Lei è un implacabile critico del sionismo. Neppure dopo il massacro dei kibbutz più pacifisti ha deposto le armi
«Quei kibbutz definiti pacifisti sono stati costruiti sulle rovine dei villaggi palestinesi distrutti prima e dopo la nascita d’Israele mentre chi li ha attaccati appartiene alla terza generazione di profughi. Nel ’48 è stato il sionismo di sinistra a incoraggiare i coloni, cacciando le popolazioni indigene e creando a Gaza il mega campo profughi che dopo il ’67 sarebbe diventato una mega prigione. Non puoi vivere accanto a una prigione e pensare che là dentro ti amino perché li aiuti.».
Da un lato c’è Israele ostaggio di coloni irriducibili, dall’altro una causa palestinese a cui l’islamismo ha scippato la matrice anticoloniale volgendola in religiosa. Di Israele ci ha detto, del fronte opposto?
«Penso che gran parte dei palestinesi non voglia Hamas ma la liberazione e che veda il movimento islamico come l’unica forza in lotta per la liberazione».
La strada di Hezbollah è lastricata dalle lapidi di Samir Kassir, May Chidiac, Gebran Tueni, intellettuali uccisi per le loro critiche. C’è un Ilan Pappé nel mondo islamico?
«Ne conosco molti. Ma nelle guerre di liberazione le critiche non sono benvolute, dubito che i partigiani italiani in lotta contro i nazifascisti ambissero al confronto democratico».
Ripete che c’è un prima del 7 ottobre. Può, nel dopo, un Iran ridimensionato riaprire gli accordi di Abramo e il piano due popoli per due Stati?
«Quella di due popoli per due Stati è una strada morta. E non vedo speranza nella politica israeliana futura: continuerà a virare a destra. Inoltre, non sono i popoli ma i regimi a volere gli accordi di Abramo. E se gli Stati arabi diventassero democratici sarebbero ancora più ostili a Israele perché la causa palestinese incarna un sogno che essendo ancora in potenza potrebbe correggere gli errori dei Paesi già decolonizzati. L’unica via d’uscita dalla violenza è un’iniziativa internazionale volta a far nascere uno Stato democratico dal fiume al mare».
Uno Stato binazionale?
«Uno Stato per gli ebrei e i palestinesi, rifugiati compresi».
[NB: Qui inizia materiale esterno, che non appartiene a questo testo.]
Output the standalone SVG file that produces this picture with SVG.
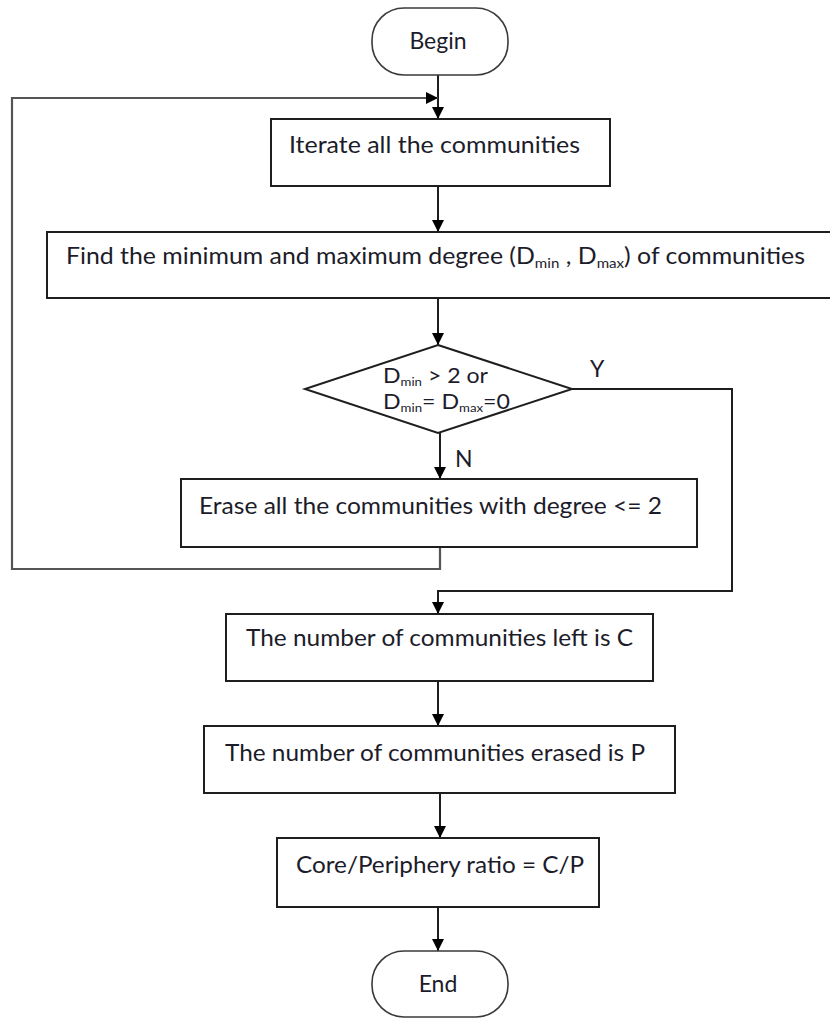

E come dovrebbe chiamarsi?
«Il nome non conta, potrebbe chiamarsi Nuova Palestina».
Una provocazione. E Israele?
«Gli ebrei dovrebbero accettare di non essere più maggioranza nel nuovo Stato. L’alternativa è la guerra, seguita dalla scomparsa d’Israele. Non puoi pensare di vivere opprimendo un altro popolo in eterno».
La pace si fa con i nemici, insegna Oslo: Israele potrebbe stringere la mano a Hamas?
«Dividersi la terra è impossibile. Forse non lo era nel ’67 ma ora le colonie sono ovunque.
Alla Palestina toccherebbe il 22%: non si parla di strette di mano ma di contenuti».